Thousands of farmers driving tractors have descended on New Delhi, overwhelming police attempts to beat them back in a sharp escalation of demonstrations against Indian prime minister Narendra Modi’s agricultural reforms.
Demonstrators over-ran the city’s Red Fort, prompting clashes with police and the death of one protester. Local media reported that authorities suspended mobile telephone service in parts of the city.
Farmers have massed on the outskirts of the capital since late November in protest against three laws passed last year by Mr Modi’s government, which aim to overhaul India’s agricultural economy by allowing greater private sector competition.
The confrontations mark the biggest challenge to Mr Modi and his government in the months-long backlash, overshadowing the country’s annual Republic Day parade.
While military contingents, elaborate floats and ceremonial dancers marched down New Delhi’s grand Rajpath boulevard on Tuesday morning — with the prime minister and other senior dignitaries in attendance — farmers and tractors poured in after overturning police barricades at the city’s boundaries.
Police responded with tear gas and charged the crowds with batons as protesters entered the centre of the city. Demonstrations elsewhere were peaceful.
Organisers estimated that more than 100,000 tractors and other vehicles had travelled to the capital, though police put the figure at 30,000, according to the Hindustan Times newspaper.
The latest uptick in tensions risks further alienating the prime minister from India’s influential farm organisations. The majority of the country’s workforce depends on agriculture.
“While the state parade showcases the strength of the state, our parade showcases the strength of the people,” said Kiran Vissa, one of the organisers of the AIKSCC farmers’ group, which is organising parallel protests across the country.
“What we are saying is that farmers, and people supporting the whole farmers’ movement, are also patriotic. Our actions are actions of upholding democracy, the constitution and the national spirit,” he added.
The government has sought to negotiate with farmers, offering concessions such as suspending implementation of the reforms for 18 months. But attempts at compromise have failed as farmers demanded the laws be repealed.

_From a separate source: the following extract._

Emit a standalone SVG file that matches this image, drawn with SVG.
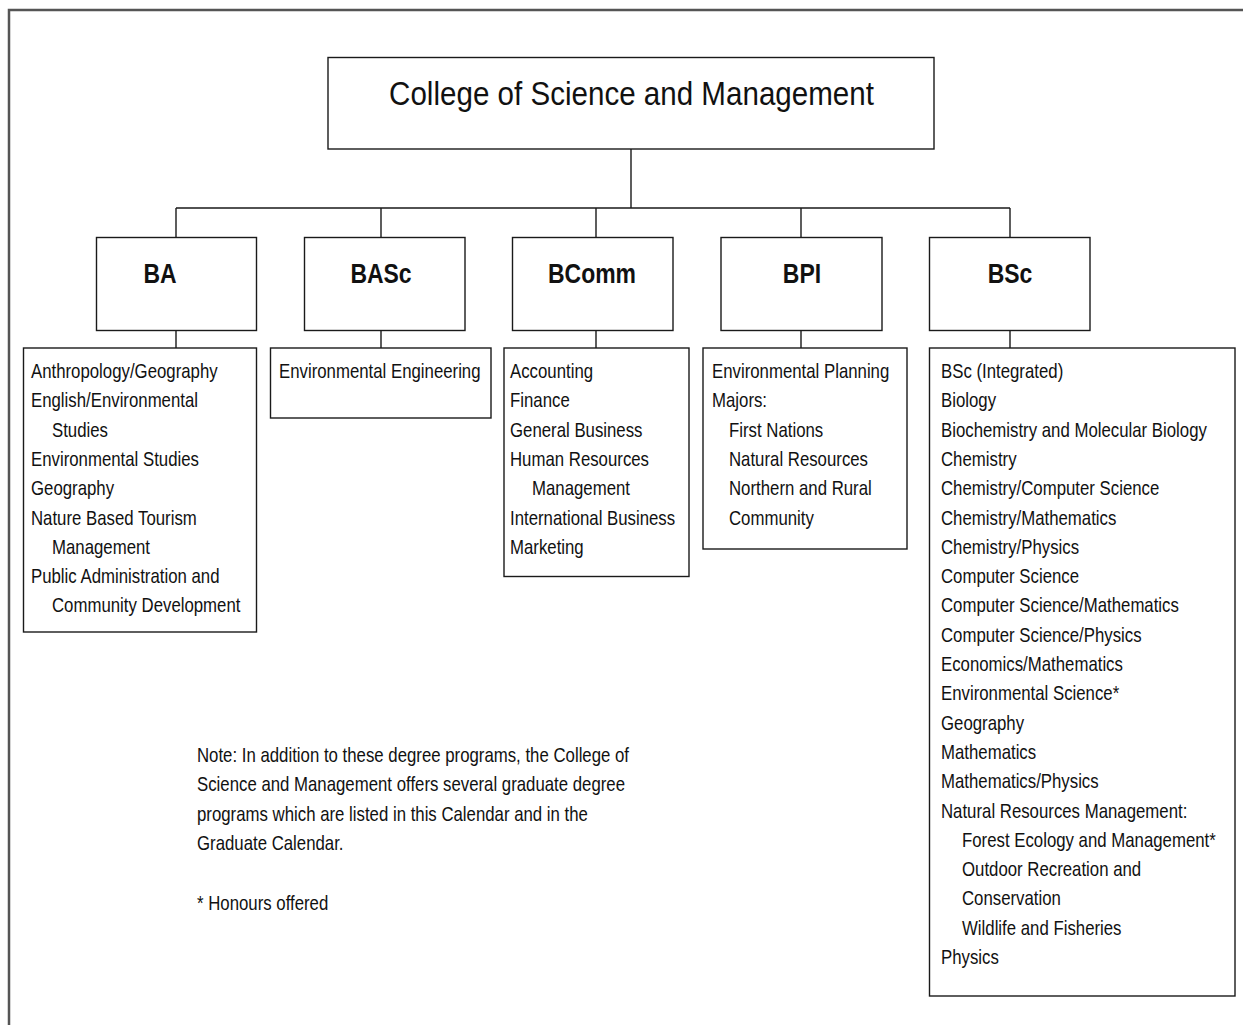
<svg xmlns="http://www.w3.org/2000/svg" width="1243" height="1025" viewBox="0 0 1243 1025">
<style>
.box{fill:#fff;stroke:#1a1a1a;stroke-width:1.4}
.ln{fill:none;stroke:#1a1a1a;stroke-width:1.4}
.t{font-family:"Liberation Sans",Arial,sans-serif;fill:#111}
.title{font-size:33px;text-anchor:middle}
.head{font-size:28px;font-weight:bold;text-anchor:middle}
.item{font-size:20px}
</style>
<rect width="1243" height="1025" fill="#fff"/>
<path d="M9,1025 V10 H1243" fill="none" stroke="#555" stroke-width="2.5"/>

<g id="connectors">
<path class="ln" d="M631,149 V208 M176,208 H1010 M176,208 V237 M381,208 V237 M596,208 V237 M801,208 V237 M1010,208 V237"/>
<path class="ln" d="M176,331 V348 M381,331 V348 M596,331 V348 M801,331 V348 M1010,331 V348"/>
</g>

<g id="college">
<rect class="box" x="328" y="57.5" width="606" height="91.5"/>
<text class="t title" transform="matrix(0.896 0 0 1 631.5 105)">College of Science and Management</text>
</g>

<g id="ba">
<rect class="box" x="96.5" y="237.5" width="160" height="93"/>
<text class="t head" transform="matrix(0.82 0 0 1 160 283)">BA</text>
</g>
<g id="basc">
<rect class="box" x="304.5" y="237.5" width="160.5" height="93"/>
<text class="t head" transform="matrix(0.82 0 0 1 381 283)">BASc</text>
</g>
<g id="bcomm">
<rect class="box" x="512.5" y="237.5" width="160.5" height="93"/>
<text class="t head" transform="matrix(0.82 0 0 1 592 283)">BComm</text>
</g>
<g id="bpi">
<rect class="box" x="721" y="237.5" width="161" height="93"/>
<text class="t head" transform="matrix(0.82 0 0 1 802 283)">BPI</text>
</g>
<g id="bsc">
<rect class="box" x="929.5" y="237.5" width="160.5" height="93"/>
<text class="t head" transform="matrix(0.82 0 0 1 1010 283)">BSc</text>
</g>

<g id="ba-list">
<rect class="box" x="23.5" y="348" width="233" height="284"/>
<text class="t item" transform="matrix(0.84 0 0 1 31 378)">Anthropology/Geography</text>
<text class="t item" transform="matrix(0.84 0 0 1 31 407.3)">English/Environmental</text>
<text class="t item" transform="matrix(0.84 0 0 1 52 436.6)">Studies</text>
<text class="t item" transform="matrix(0.84 0 0 1 31 465.9)">Environmental Studies</text>
<text class="t item" transform="matrix(0.84 0 0 1 31 495.2)">Geography</text>
<text class="t item" transform="matrix(0.84 0 0 1 31 524.5)">Nature Based Tourism</text>
<text class="t item" transform="matrix(0.84 0 0 1 52 553.8)">Management</text>
<text class="t item" transform="matrix(0.84 0 0 1 31 583.1)">Public Administration and</text>
<text class="t item" transform="matrix(0.84 0 0 1 52 612.4)">Community Development</text>
</g>

<g id="basc-list">
<rect class="box" x="270.5" y="348" width="220.5" height="70"/>
<text class="t item" transform="matrix(0.84 0 0 1 279 378)">Environmental Engineering</text>
</g>

<g id="bcomm-list">
<rect class="box" x="504" y="348" width="185" height="228.5"/>
<text class="t item" transform="matrix(0.84 0 0 1 510 378)">Accounting</text>
<text class="t item" transform="matrix(0.84 0 0 1 510 407.3)">Finance</text>
<text class="t item" transform="matrix(0.84 0 0 1 510 436.6)">General Business</text>
<text class="t item" transform="matrix(0.84 0 0 1 510 465.9)">Human Resources</text>
<text class="t item" transform="matrix(0.84 0 0 1 532 495.2)">Management</text>
<text class="t item" transform="matrix(0.84 0 0 1 510 524.5)">International Business</text>
<text class="t item" transform="matrix(0.84 0 0 1 510 553.8)">Marketing</text>
</g>

<g id="bpi-list">
<rect class="box" x="703" y="348" width="204" height="201"/>
<text class="t item" transform="matrix(0.84 0 0 1 712 378)">Environmental Planning</text>
<text class="t item" transform="matrix(0.84 0 0 1 712 407.3)">Majors:</text>
<text class="t item" transform="matrix(0.84 0 0 1 729 436.6)">First Nations</text>
<text class="t item" transform="matrix(0.84 0 0 1 729 465.9)">Natural Resources</text>
<text class="t item" transform="matrix(0.84 0 0 1 729 495.2)">Northern and Rural</text>
<text class="t item" transform="matrix(0.84 0 0 1 729 524.5)">Community</text>
</g>

<g id="bsc-list">
<rect class="box" x="929.5" y="348" width="305.5" height="648"/>
<text class="t item" transform="matrix(0.84 0 0 1 941 378)">BSc (Integrated)</text>
<text class="t item" transform="matrix(0.84 0 0 1 941 407.3)">Biology</text>
<text class="t item" transform="matrix(0.84 0 0 1 941 436.6)">Biochemistry and Molecular Biology</text>
<text class="t item" transform="matrix(0.84 0 0 1 941 465.9)">Chemistry</text>
<text class="t item" transform="matrix(0.84 0 0 1 941 495.2)">Chemistry/Computer Science</text>
<text class="t item" transform="matrix(0.84 0 0 1 941 524.5)">Chemistry/Mathematics</text>
<text class="t item" transform="matrix(0.84 0 0 1 941 553.8)">Chemistry/Physics</text>
<text class="t item" transform="matrix(0.84 0 0 1 941 583.1)">Computer Science</text>
<text class="t item" transform="matrix(0.84 0 0 1 941 612.4)">Computer Science/Mathematics</text>
<text class="t item" transform="matrix(0.84 0 0 1 941 641.7)">Computer Science/Physics</text>
<text class="t item" transform="matrix(0.84 0 0 1 941 671)">Economics/Mathematics</text>
<text class="t item" transform="matrix(0.84 0 0 1 941 700.3)">Environmental Science*</text>
<text class="t item" transform="matrix(0.84 0 0 1 941 729.6)">Geography</text>
<text class="t item" transform="matrix(0.84 0 0 1 941 758.9)">Mathematics</text>
<text class="t item" transform="matrix(0.84 0 0 1 941 788.2)">Mathematics/Physics</text>
<text class="t item" transform="matrix(0.84 0 0 1 941 817.5)">Natural Resources Management:</text>
<text class="t item" transform="matrix(0.84 0 0 1 962 846.8)">Forest Ecology and Management*</text>
<text class="t item" transform="matrix(0.84 0 0 1 962 876.1)">Outdoor Recreation and</text>
<text class="t item" transform="matrix(0.84 0 0 1 962 905.4)">Conservation</text>
<text class="t item" transform="matrix(0.84 0 0 1 962 934.7)">Wildlife and Fisheries</text>
<text class="t item" transform="matrix(0.84 0 0 1 941 964)">Physics</text>
</g>

<g id="note">
<text class="t item" transform="matrix(0.84 0 0 1 197 762)">Note: In addition to these degree programs, the College of</text>
<text class="t item" transform="matrix(0.84 0 0 1 197 791.3)">Science and Management offers several graduate degree</text>
<text class="t item" transform="matrix(0.84 0 0 1 197 820.6)">programs which are listed in this Calendar and in the</text>
<text class="t item" transform="matrix(0.84 0 0 1 197 849.9)">Graduate Calendar.</text>
<text class="t item" transform="matrix(0.84 0 0 1 197 910)">* Honours offered</text>
</g>
</svg>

The reforms aim to expand the role of agribusiness by allowing private trade outside of state-regulated markets. But protesting farmers argue the measures are a thinly veiled attempt to kill off the state-backed agricultural model on which they depend, and which includes government-mandated prices for some crops.
President Ram Nath Kovind, India’s ceremonial head of state, defended the legislation this week. “The path to reform at the initial stages may cause misapprehensions,” he said. “It is beyond doubt that the government remains singularly devoted to farmers’ welfare.”
Analysts said the way in which the laws were passed in September — rushed through parliament with minimal debate as India’s coronavirus outbreak peaked — inflamed the resistance, alienating those who might otherwise have been supportive.
“This is a direct challenge to the Modi government from arguably the most politically influential group in India,” said Amitabh Dubey, a political analyst at research firm TS Lombard.
Analysts said the protests highlighted the potential pitfalls inherent in Mr Modi’s leadership style. The premier has used his considerable popularity and personal charisma to champion controversial social and economic reforms with limited efforts at building consensus.
A citizenship law passed in 2019 also sparked months of nationwide protest from critics who said it discriminated against Muslims.
Mr Modi’s ruling Bharatiya Janata party viewed its 2019 re-election “as a mandate to implement whatever policies they wanted to implement”, Mr Dubey said. “Once [the protest] begins to spread, it’s a serious problem for the BJP.”